在家乡我们称甘薯为白芋,它是一种高产稳产的农作物,并且生命力顽强得很,从畦地里剪下来的茎叶,埋在土里,随便浇点水,就存活了。在土地瘠薄的地方,最适宜种植的就是它了。
小时侯,母亲在山上开垦了一块山地,用来种上了白芋。山坡上住着逃荒的安徽一家,男的在采石场拉石头,换来微薄的收入养活一家老小。看到母亲栽种的白芋后,他媳妇讨要了秧苗,在自家房舍的周围也开垦了几块荒地,种上了这种高产的可以充饥的东西。我们两家的地相隔不远,看护田地的事情没少麻烦她。
安徽人家里有三个女儿,还有一个顶小的儿子,大女儿已经八九岁,留在老家念书,三女儿送给了别人,身边的是二女儿和她的弟弟。二女儿叫红霞,年纪和妹妹仿佛,在锄白芋沟,插白芋秧,或者刨白芋的一年固定的几段忙碌日子里,跟着母亲上山的妹妹和她成了形影不离的伙伴。
象所有农家的孩子一样,她们玩的内容也就是用小石头垒家家,或者在茅草丛里捉蚂蚱之类的事情。这些城里小孩不屑于做的事情,她们两个却是乐此不疲,空旷的山坡上不时传来稚嫩的笑声,即便是凛冽的早春寒风也奈何不得。
妹妹的到来一定给她孤寂的童年增添了不少乐趣,有一年刨白芋的一个下午,母亲和妹妹去的晚了,这位小女孩守在我家的田头,靠在一块大石头上睡着了,手里还攥着一块没吃完的烤白芋,上面爬满了山蚁。

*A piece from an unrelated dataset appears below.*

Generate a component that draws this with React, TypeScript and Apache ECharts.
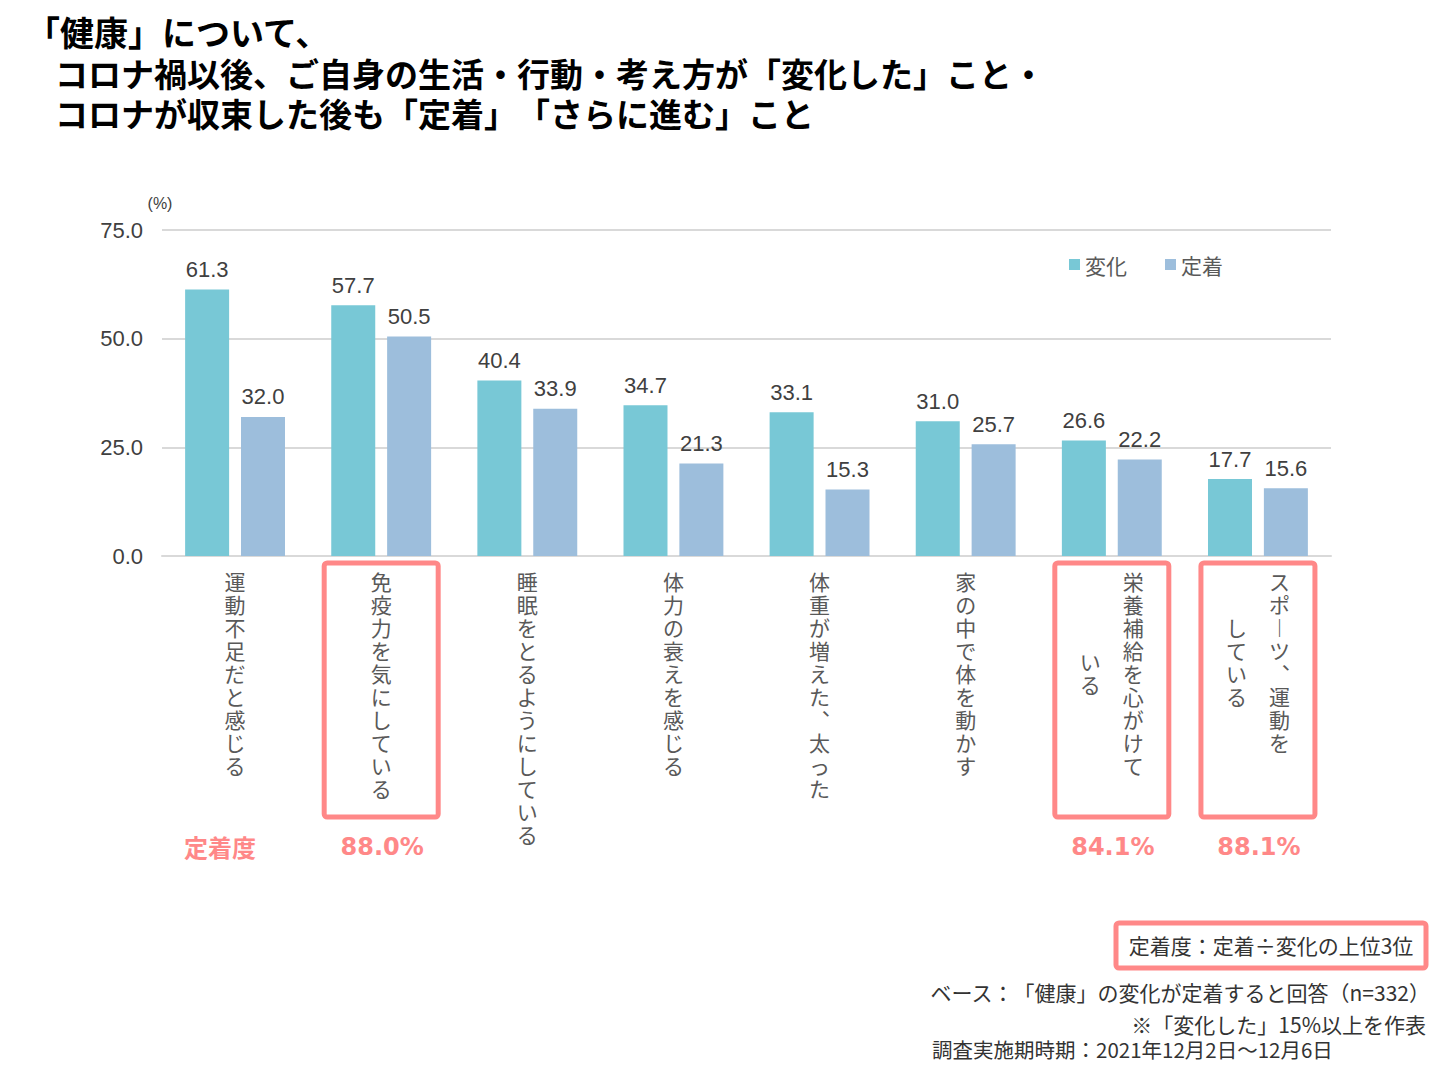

某次栽白芋的时候,母亲在回来的路上捡到几株掉在路上的白芋秧,阳光几乎蒸干了它们的水分,母亲怜惜地种到了自家的地里,第二天不放心去看的时候,萎蔫的茎叶居然有了生命的迹象。
暑假在家帮母亲在那块地里忙活,听到这段故事,特地找去参观,果然在一垄白芋地的尽头见到了它们。比较之下叶子还是有点营养不良的黄,但是它们的主蔓却粗壮得多,那是丰产的标志。
农村缺衣少药,养活一个孩子很不容易,为了孩子能够无灾无病的长大成人,几乎每一个孩子都有一个很贱的小名,比如狼(徐州方言读做第三声)子,比如狗蛋。我有一位同学唤做“白芋秧”,原以为是皮肤白的缘故,现在想来,这中间寄寓着父母的多少良苦用心啊。